Un tel acharnement peut avoir de quoi laisser ; tellement que des victimes des agissements des lutins ont vu en eux rien moins que des démons. Collin de Plancy dit ainsi : "Les lutins sont des démons qui ont plus de malice que de méchanceté. Ils se plaisent à tourmenter les gens et se contentent de faire plus de peur que de mal. Cardan parle d'un de ses amis qui, couchant dans une chambre que hantaient les lutins, sentir une mains, froide et molle comme du coton, passer sur son cou et son visage, et chercher à lui ouvrir la bouche. Il se garda bien de bâiller ; mais, s'éveillant en sursaut, il entendit de grand éclats de rire, sans rien voir autour de lui." Notre auteur précise qu'après avoir commis leurs niches et leurs farces, les joyeux drilles se rendent nuitamment dans les maisons pour y "buffeter le bon vin".


Lutins coquins.

Le verbe "lutiner", selon le dictionnaire Le robert, signifie non seulement "taquiner" maus aussi "harceler une femme de petites privautés par manière de plaisanterie", comme le rappelle le fameux proverbe :
Ou sont les fillettes et bon vin
C'est là que hante le lutin.

Ainsi, parmi les lutins lutineurs de donzelles, il faut citer certains lutins italiens tels que le barabao, lutin libertin et paillard de Venise qui se métamorphose en fil afin de se glisser sans être vu dans le décolleté des dames avant de s'exclamer à tue-tête : "Ah, les beaux tétons à tâter!", ou se dissimule au fond des bidets afin de mieux observer le derrière des dames ; le massariol, lutin coquin et libidineux vivant en Italie du Nord, "petit fermier" qui se loue l'été dans les fermes pour les moissons et les fenaisons et qui la nuit se métamorphose en culotte, en soutien-gorge ou en gant de toilette pour caresser les filles de ferme endormies et leur sucer les tétins -c'est là le seul salaire qu'il réclame, ou le linchetto, lutin pervers de Toscane qui inspire des rêves libidineux aux femmes et rend impuissant les hommes.
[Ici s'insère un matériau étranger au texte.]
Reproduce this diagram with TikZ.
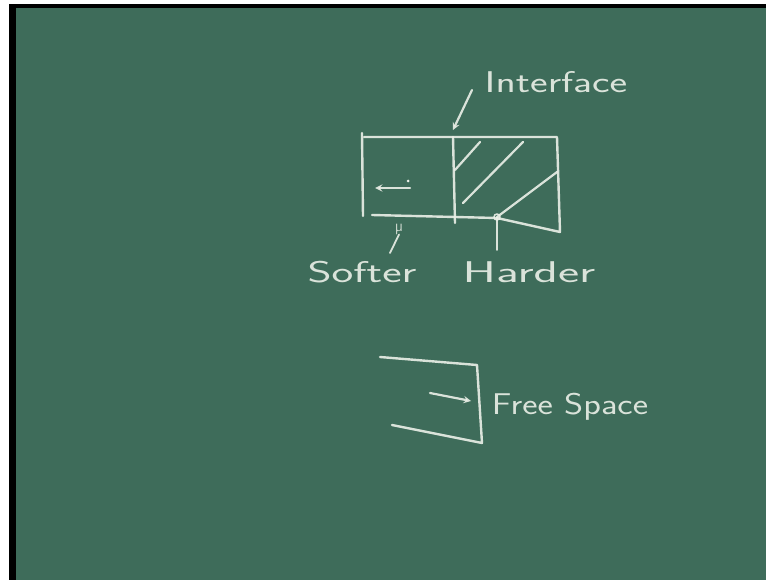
\documentclass[tikz,border=0pt]{standalone}
\usepackage{fontspec}
\usepackage{xcolor}
\usetikzlibrary{arrows,positioning,calc}

\definecolor{board}{RGB}{62,108,90}
\definecolor{chalk}{RGB}{236,240,232}

\begin{document}
\begin{tikzpicture}[
  x=1pt, y=-1pt,
  chalkline/.style={draw=chalk, line width=2.4pt, line cap=round, line join=round, opacity=0.9},
  hatch/.style={chalkline, line width=2.2pt},
  arrow/.style={chalkline, ->, >=stealth, line width=2.2pt},
  label/.style={text=chalk, font=\sffamily\fontsize{30}{32}\selectfont, xscale=1.4, inner sep=1pt, opacity=0.9},
]

% board and frame
\fill[white] (0,0) rectangle (766,580);
\fill[black] (9,4) rectangle (766,580);
\fill[board] (16,8) rectangle (766,580);
\useasboundingbox (0,0) rectangle (766,580);

% softer | harder block
\draw[chalkline] (362,133) -- (363,216);
\draw[chalkline] (364,137) -- (557,137) -- (560,232) -- (497,218) -- (372,215);
\draw[chalkline] (453,137) -- (455,223);
\draw[hatch] (455,170) -- (480,142);
\draw[hatch] (463,203) -- (523,142);
\draw[hatch] (497,217) -- (557,172);
\coordinate (hpt) at (497,217);
\draw[chalkline, line width=1.6pt] (hpt) circle (3);

% wave inside softer side
\coordinate (wtail) at (410,188);
\coordinate (whead) at (375,188);
\draw[arrow] (wtail) -- (whead);
\fill[chalk] (408,181) circle (1.5);

% labels
\node[label] (iface) at (556,82) {Interface};
\node[label, xscale=1.1] (soft) at (362,272) {Softer};
\node[label, xscale=1.2] (hard) at (529,272) {Harder};
\node[label, xscale=0.87] (free) at (570,407) {Free Space};
\node[text=chalk, font=\sffamily\fontsize{17}{17}\selectfont, opacity=0.9, inner sep=0pt] (mu) at (399,229) {µ};

\coordinate (itail) at (472,90);
\coordinate (ipt) at (453,130);
\draw[arrow] (itail) -- (ipt);
\coordinate (stail) at (390,253);
\draw[chalkline, line width=1.8pt] (stail) -- (mu.south);
\coordinate (htail) at (497,250);
\draw[chalkline, line width=1.8pt] (htail) -- (hpt);

% free space edge
\draw[chalkline] (380,357) -- (477,365) -- (482,443) -- (392,425);
\coordinate (ftail) at (430,393);
\coordinate (fhead) at (471,401);
\draw[arrow] (ftail) -- (fhead);

\end{tikzpicture}
\end{document}
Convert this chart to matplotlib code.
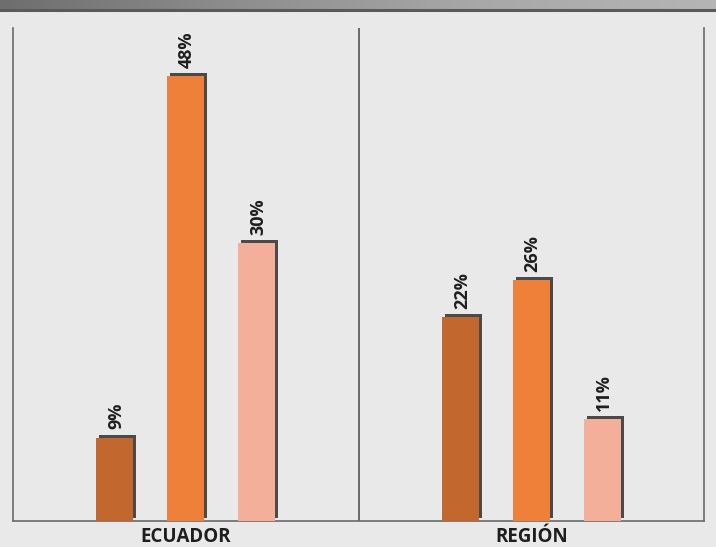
import matplotlib
matplotlib.use("Agg")
import matplotlib.pyplot as plt
import matplotlib.patheffects as pe
import numpy as np

categories = ["ECUADOR", "REGIÓN"]
series_a = [9, 22]
series_b = [48, 26]
series_c = [30, 11]
colors = ["#c2672e", "#ee803a", "#f4af9b"]

W, H = 716, 547
fig = plt.figure(figsize=(W / 100, H / 100), dpi=100)
fig.patch.set_facecolor("#e9e9e9")

# top band
band = fig.add_axes([0, 1 - 10 / H, 1, 10 / H])
grad = np.linspace(0, 1, 256).reshape(1, -1)
band.imshow(grad, aspect="auto", cmap=matplotlib.colors.LinearSegmentedColormap.from_list(
    "g", ["#6e6e6e", "#8e8e8e", "#a8a8a8", "#b5b5b5"]), extent=[0, 1, 0, 1])
band.axis("off")
fig.add_artist(plt.Line2D([0, 1], [1 - 9.5 / H, 1 - 9.5 / H], color="#5a5a5a", lw=2.2,
                          transform=fig.transFigure))

ax = fig.add_axes([13 / W, 26 / H, (704 - 13) / W, (521 - 28) / H])
ax.set_facecolor("none")
x = np.arange(len(categories))
width = 0.107
offset = 0.205
shadow = [pe.SimplePatchShadow(offset=(2.2, 2.2), shadow_rgbFace="#4a4a4a", alpha=1), pe.Normal()]
for i, (vals, c) in enumerate(zip([series_a, series_b, series_c], colors)):
    bars = ax.bar(x + (i - 1) * offset, vals, width, color=c, zorder=3)
    for b, v in zip(bars, vals):
        b.set_path_effects(shadow)
        ax.text(b.get_x() + b.get_width() / 2 + 0.004, v + 0.9, f"{v}%", rotation=90,
                ha="center", va="bottom", fontsize=13, fontweight="bold",
                family="Open Sans", color="#1e1e1e", zorder=4)

ax.set_xlim(-0.5, 1.5)
ax.set_ylim(0, 53.2)
ax.axvline(0.5, color="#555555", lw=1.2, zorder=2)
for s in ["left", "right", "bottom"]:
    ax.spines[s].set_color("#6a6a6a")
    ax.spines[s].set_linewidth(1.2)
ax.spines["top"].set_visible(False)
ax.set_yticks([])
ax.set_xticks(x)
ax.set_xticklabels(categories, fontsize=13.5, fontweight="bold", family="Open Sans", color="#1e1e1e")
ax.tick_params(axis="x", length=0, pad=4)

fig.savefig("out.png", dpi=100, facecolor=fig.get_facecolor())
Pour éloigner ce redoutable empêcheur de s'aimer en rond, les belles de Toscane connaissent la parade : lorsqu'elles accueillent leur bien-aimé dans leur lit, elles prennent soin, avant toute caresse, d'arracher l'un de leurs poils pubiens, long et frisé, qu'elles tendent au linchetto en exigeant qu'il le redresse avant le matin. Le temps que le lutin essaie de mener à bien cette tâche impossible, les amants peuvent donner libre cours au plaisir de leurs sens.